In the three photos, Johnny looks happy and loved. In one, he has the Rocky Mountains stretched out behind him; in another he is simply smiling; the final photo shows him pointing, trying to get one of his nephews, a toddler, to look at the camera.

A typical family.

T
HE JUDGE TURNED HIS
attention to Mark Twitchell.

Justice Clackson told him it was now his last opportunity to offer whatever he wished to say before his sentence was delivered.

But Twitchell had fallen silent. Just like back at his first police interview with Clark, there was an excruciatingly long thirteen-second pregnant pause before he would stir to make a single sound.

An air fan hummed above as the gears grinded in his head.

“You know,” he began slowly, “I was actually going to address the court with some comments, but in light of everything that's been happening here, considering what's going on at the moment … I'll pass on that.”

The judge spared Twitchell a lecture since he never considered it his role. Instead, Justice Clackson simply stated the hard facts: “You are sentenced to spend the rest of your life in prison and you are not eligible to apply for parole until you have served twenty-five years of that sentence.”

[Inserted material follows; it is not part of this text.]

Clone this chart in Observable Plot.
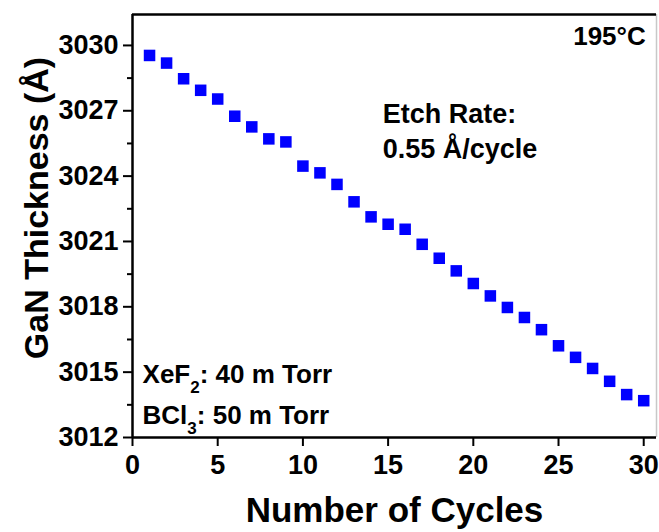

For many, Twitchell's final comments seemed cowardly, a pathetic conclusion for a man who had refused to accept responsibility for his actions and who lied non-stop to everyone he knew to cover it up. Defiant until the ugly end, Twitchell, even now, offered no apology to the Altinger family, no apology to even his own family, his shattered ex-wife, or his daughter, who would now grow up with a notorious father behind bars.